Retype the run of lines that opens with the line containing "Rebuild this chart" and closes with the line containing "import * as", exactly and inclusively, but skip the pictures.
◆ ◆ ◆ ◆
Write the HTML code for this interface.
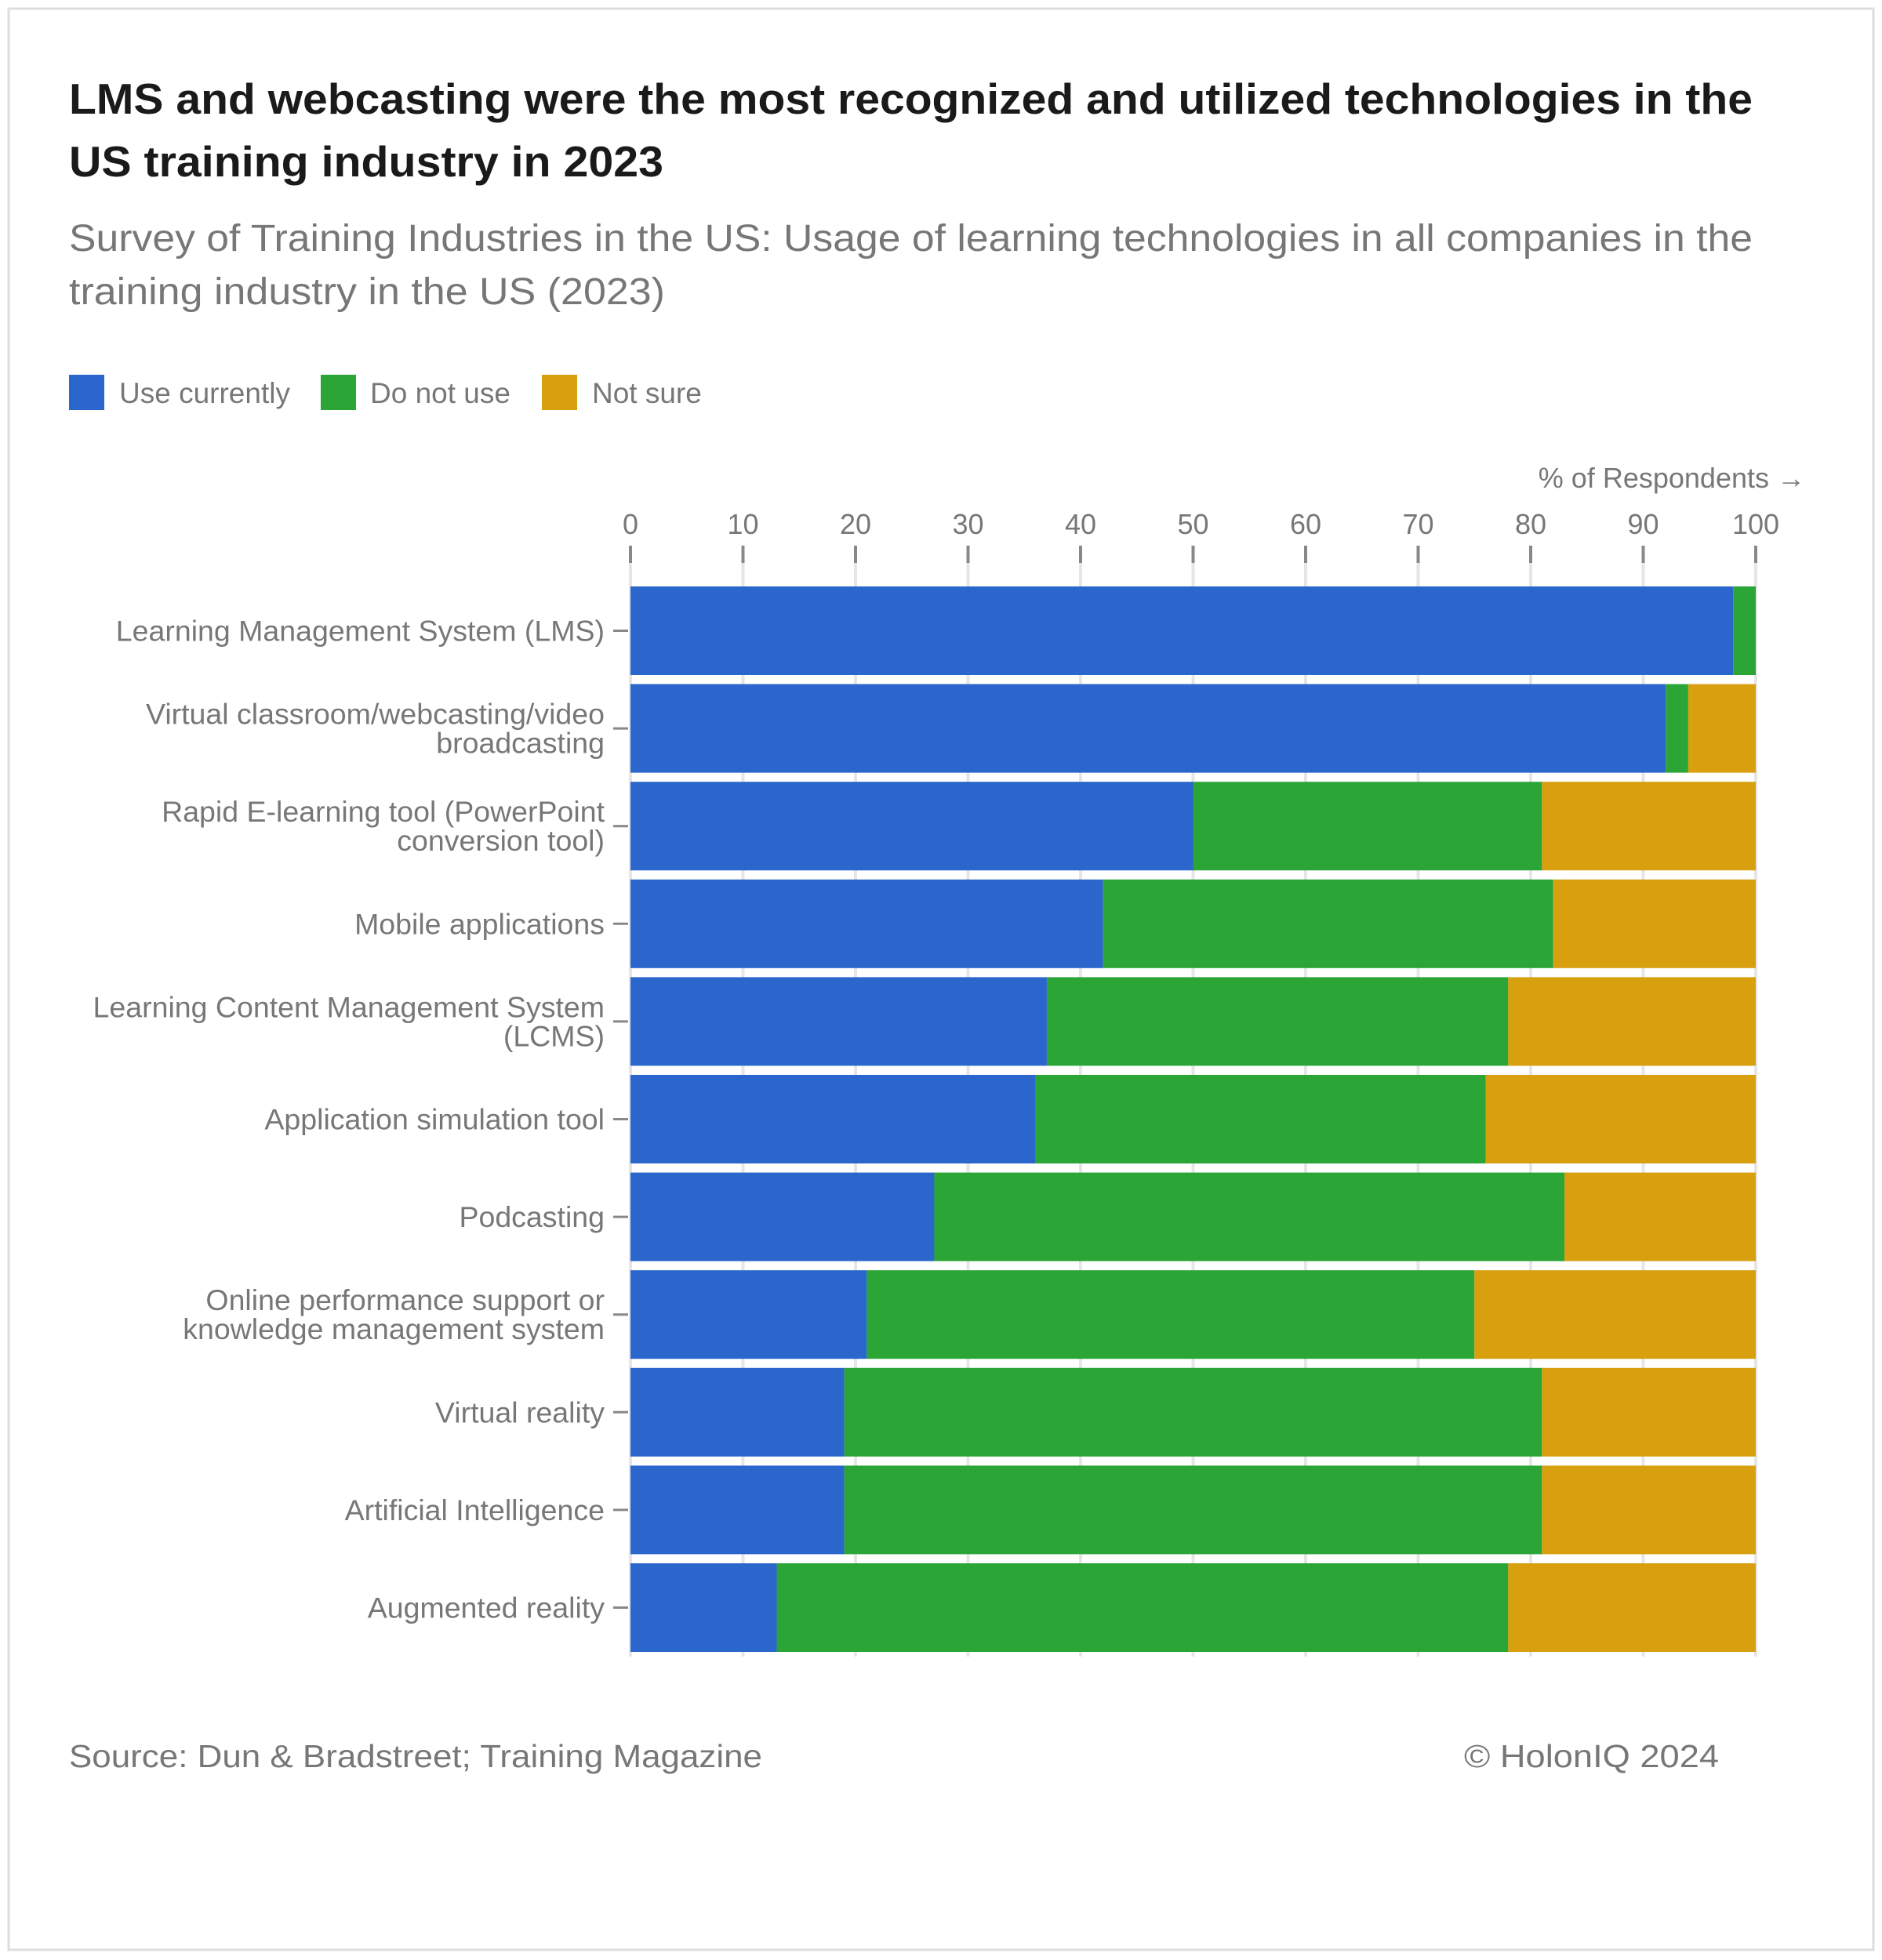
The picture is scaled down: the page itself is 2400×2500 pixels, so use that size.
<!DOCTYPE html>
<html><head><meta charset="utf-8"><style>
html,body{margin:0;padding:0;background:#fff;}
svg{display:block;font-family:"Liberation Sans",sans-serif;}
</style></head><body>
<svg id="chart" width="2400" height="2500" viewBox="0 0 2400 2500">
<rect x="11" y="11" width="2378" height="2476" fill="#fff" stroke="#ddd" stroke-width="3"/>
<text x="88" y="145" font-size="55" font-weight="bold" fill="#1a1a1a" textLength="2147" lengthAdjust="spacingAndGlyphs">LMS and webcasting were the most recognized and utilized technologies in the</text>
<text x="88" y="225" font-size="55" font-weight="bold" fill="#1a1a1a" textLength="758" lengthAdjust="spacingAndGlyphs">US training industry in 2023</text>
<text x="88" y="320" font-size="48" fill="#777" textLength="2147" lengthAdjust="spacingAndGlyphs">Survey of Training Industries in the US: Usage of learning technologies in all companies in the</text>
<text x="88" y="388" font-size="48" fill="#777" textLength="760" lengthAdjust="spacingAndGlyphs">training industry in the US (2023)</text>
<g>
<rect x="88" y="478" width="45" height="45" fill="#2a66cc"/>
<text x="152" y="514" font-size="37" fill="#777">Use currently</text>
<rect x="409" y="478" width="45" height="45" fill="#2aa536"/>
<text x="472" y="514" font-size="37" fill="#777">Do not use</text>
<rect x="691" y="478" width="45" height="45" fill="#d89f0e"/>
<text x="755" y="514" font-size="37" fill="#777">Not sure</text>
</g>
<text x="2302" y="622" font-size="36" fill="#777" text-anchor="end">% of Respondents →</text>
<g id="grid"></g><g id="bars"></g><g id="axes"></g>
<text x="88" y="2254" font-size="41" fill="#777" textLength="884" lengthAdjust="spacingAndGlyphs">Source: Dun &amp; Bradstreet; Training Magazine</text>
<text x="1867" y="2254" font-size="41" fill="#777" textLength="325" lengthAdjust="spacingAndGlyphs">© HolonIQ 2024</text>
</svg>
<script>
const categories=[["Learning Management System (LMS)"],["Virtual classroom/webcasting/video","broadcasting"],["Rapid E-learning tool (PowerPoint","conversion tool)"],["Mobile applications"],["Learning Content Management System","(LCMS)"],["Application simulation tool"],["Podcasting"],["Online performance support or","knowledge management system"],["Virtual reality"],["Artificial Intelligence"],["Augmented reality"]];
const useCurrently=[98,92,50,42,37,36,27,21,19,19,13];
const doNotUse=[2,2,31,40,41,40,56,54,62,62,65];
const notSure=[0,6,19,18,22,24,17,25,19,19,22];
const xTicks=[0,10,20,30,40,50,60,70,80,90,100];
const NS="http://www.w3.org/2000/svg";
const X0=804,X1=2239,TOP=748,PITCH=124.6,BH=113;
const x=v=>X0+(X1-X0)*v/100;
const y=i=>TOP+i*PITCH;
function mk(t,a,p){const e=document.createElementNS(NS,t);for(const k in a)e.setAttribute(k,a[k]);p.appendChild(e);return e;}
const grid=document.getElementById('grid'),bars=document.getElementById('bars'),axes=document.getElementById('axes');
const bottom=y(categories.length-1)+BH+6;
xTicks.forEach(t=>{
 const g=mk('line',{x1:x(t),x2:x(t),y1:718,y2:bottom,stroke:'#e6e6e6','stroke-width':4},grid);
 
 
 const tk=mk('line',{x1:x(t),x2:x(t),y1:696,y2:718,stroke:'#888','stroke-width':4},axes);
 
 
 const lb=mk('text',{x:x(t),y:681,'font-size':36,fill:'#777','text-anchor':'middle'},axes);
 lb.textContent=t;
 
 
});
const series=[[useCurrently,'#2a66cc','use-currently'],[doNotUse,'#2aa536','do-not-use'],[notSure,'#d89f0e','not-sure']];
categories.forEach((c,i)=>{
 let acc=0;
 series.forEach(([arr,col,nm])=>{
  const v=arr[i];
  if(v>0){
   const r=mk('rect',{x:x(acc),y:y(i),width:x(acc+v)-x(acc),height:BH,fill:col},bars);
   
   
  }
  acc+=v;
 });
 const cy=y(i)+BH/2;
 const tk=mk('line',{x1:782,x2:801,y1:cy,y2:cy,stroke:'#888','stroke-width':3},axes);
 
 
 const n=c.length;
 c.forEach((line,j)=>{
  const ty=cy+13+(j-(n-1)/2)*37;
  const t=mk('text',{x:771,y:ty,'font-size':37.5,fill:'#777','text-anchor':'end'},axes);
  t.textContent=line;
  
  
 });
});
</script>
</body></html>
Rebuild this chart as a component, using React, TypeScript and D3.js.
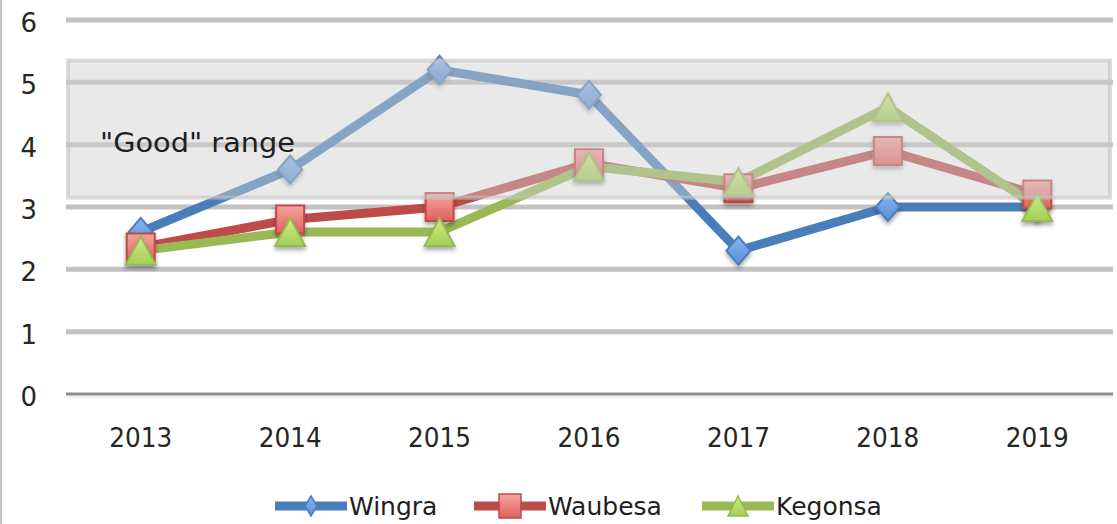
import React from "react";
import * as d3 from "d3";

const years = ["2013", "2014", "2015", "2016", "2017", "2018", "2019"];
const wingra = [2.6, 3.6, 5.2, 4.8, 2.3, 3.0, 3.0];
const waubesa = [2.35, 2.8, 3.0, 3.7, 3.3, 3.9, 3.2];
const kegonsa = [2.3, 2.6, 2.6, 3.65, 3.4, 4.6, 3.0];
const yTicks = [0, 1, 2, 3, 4, 5, 6];
const goodRange = [3.15, 5.35];
const goodLabel = '"Good" range';

const seriesNames = ["Wingra", "Waubesa", "Kegonsa"];
const seriesValues = [wingra, waubesa, kegonsa];
const lineColors = ["#4a7ebb", "#be4b48", "#98b954"];
const gradTop = ["#86b3f2", "#f7a4a1", "#cdec86"];
const gradBot = ["#5b8fd8", "#e0605b", "#a5cf54"];
const shapes = ["diamond", "square", "triangle"];

const W = 1117;
const H = 524;
const FONT = "'DejaVu Sans', Verdana, sans-serif";

function markerPath(shape: string, w: number, h: number) {
  const hw = w / 2, hh = h / 2;
  if (shape === "diamond") return `M0,${-hh}L${hw},0L0,${hh}L${-hw},0Z`;
  if (shape === "square") return `M${-hw},${-hh}H${hw}V${hh}H${-hw}Z`;
  return `M0,${-hh}L${hw},${hh}L${-hw},${hh}Z`;
}

export default function App() {
  const x = d3.scaleBand<string>().domain(years).range([66, 1112]);
  const cx = (yr: string) => (x(yr) as number) + x.bandwidth() / 2;
  const y = d3.scaleLinear().domain([0, 6]).range([394, 20]);
  const line = d3
    .line<number>()
    .x((_, i) => cx(years[i]))
    .y((v) => y(v));

  const mSize: Record<string, [number, number]> = {
    diamond: [24, 28],
    square: [28, 28],
    triangle: [30, 28],
  };
  const legendX = [275, 474, 702];

  return (
    <svg
      width={W}
      height={H}
      style={{ position: "absolute", left: 0, top: 0, background: "#fff" }}
    >
      <defs>
        {seriesNames.map((n, i) => (
          <linearGradient key={n} id={`g${i}`} x1="0" y1="0" x2="0" y2="1">
            <stop offset="0" stopColor={gradTop[i]} />
            <stop offset="1" stopColor={gradBot[i]} />
          </linearGradient>
        ))}
        <filter id="sh" x="-50%" y="-50%" width="200%" height="220%">
          <feDropShadow dx="0" dy="3" stdDeviation="2" floodColor="#000" floodOpacity="0.35" />
        </filter>
      </defs>
      <rect x={0} y={0} width={W} height={H} fill="#fff" />
      <line x1={1} x2={1} y1={0} y2={H} stroke="#c4c4c4" strokeWidth={2} />

      {/* gridlines */}
      {yTicks.map((t) =>
        t === 0 ? null : (
          <line key={t} x1={66} x2={1113} y1={y(t)} y2={y(t)} stroke="#c2c2c2" strokeWidth={5} />
        )
      )}
      <line x1={66} x2={1113} y1={y(0)} y2={y(0)} stroke="#8e8e8e" strokeWidth={3} />
      <line x1={66} x2={1113} y1={y(0) + 3} y2={y(0) + 3} stroke="#f2f2f2" strokeWidth={2} />

      {/* y labels */}
      {yTicks.map((t) => (
        <text
          key={t}
          x={37}
          y={y(t) + 3}
          textAnchor="end"
          dominantBaseline="central"
          fontFamily={FONT}
          fontSize={26}
          fill="#262626"
        >
          {t}
        </text>
      ))}

      {/* x labels */}
      {years.map((yr) => (
        <text
          key={yr}
          x={cx(yr)}
          y={447}
          textAnchor="middle"
          fontFamily={FONT}
          fontSize={26}
          fill="#262626"
          textLength={63}
          lengthAdjust="spacingAndGlyphs"
        >
          {yr}
        </text>
      ))}

      {/* series lines */}
      {seriesValues.map((vals, i) => (
        <path
          key={`l${i}`}
          d={line(vals) || ""}
          fill="none"
          stroke={lineColors[i]}
          strokeWidth={9}
          strokeLinejoin="round"
        />
      ))}
      {/* markers */}
      {seriesValues.map((vals, i) =>
        vals.map((v, j) => {
          const [mw, mh] = mSize[shapes[i]];
          return (
            <path
              key={`m${i}-${j}`}
              transform={`translate(${cx(years[j])},${y(v)})`}
              d={markerPath(shapes[i], mw, mh)}
              fill={`url(#g${i})`}
              stroke={lineColors[i]}
              strokeWidth={2}
              filter="url(#sh)"
            />
          );
        })
      )}

      {/* good range overlay */}
      <rect
        x={68}
        y={y(goodRange[1])}
        width={1110 - 68}
        height={y(goodRange[0]) - y(goodRange[1])}
        fill="#d0d0d0"
        fillOpacity={0.46}
        stroke="#c4c4c4"
        strokeOpacity={0.6}
        strokeWidth={4}
      />
      <text
        x={100}
        y={152}
        fontFamily={FONT}
        fontSize={26}
        fill="#1e1e1e"
        textLength={195}
        lengthAdjust="spacingAndGlyphs"
      >
        {goodLabel}
      </text>

      {/* legend */}
      {seriesNames.map((n, i) => {
        const lx = legendX[i];
        const ly = 506;
        const legSize: Record<string, [number, number]> = {
          diamond: [12, 20],
          square: [22, 24],
          triangle: [20, 20],
        };
        const [mw, mh] = legSize[shapes[i]];
        return (
          <g key={n}>
            <line x1={lx} x2={lx + 72} y1={ly} y2={ly} stroke={lineColors[i]} strokeWidth={9} />
            <path
              transform={`translate(${lx + 36},${ly})`}
              d={markerPath(shapes[i], mw, mh)}
              fill={`url(#g${i})`}
              stroke={lineColors[i]}
              strokeWidth={1.5}
            />
            <text x={lx + 74} y={515} fontFamily={FONT} fontSize={25} fill="#1e1e1e">
              {n}
            </text>
          </g>
        );
      })}
    </svg>
  );
}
◆ ◆ ◆ ◆
TASK RESULT
Rebuild this chart as a component, using React, TypeScript and D3.js.
import React from "react";
import * as d3 from "d3";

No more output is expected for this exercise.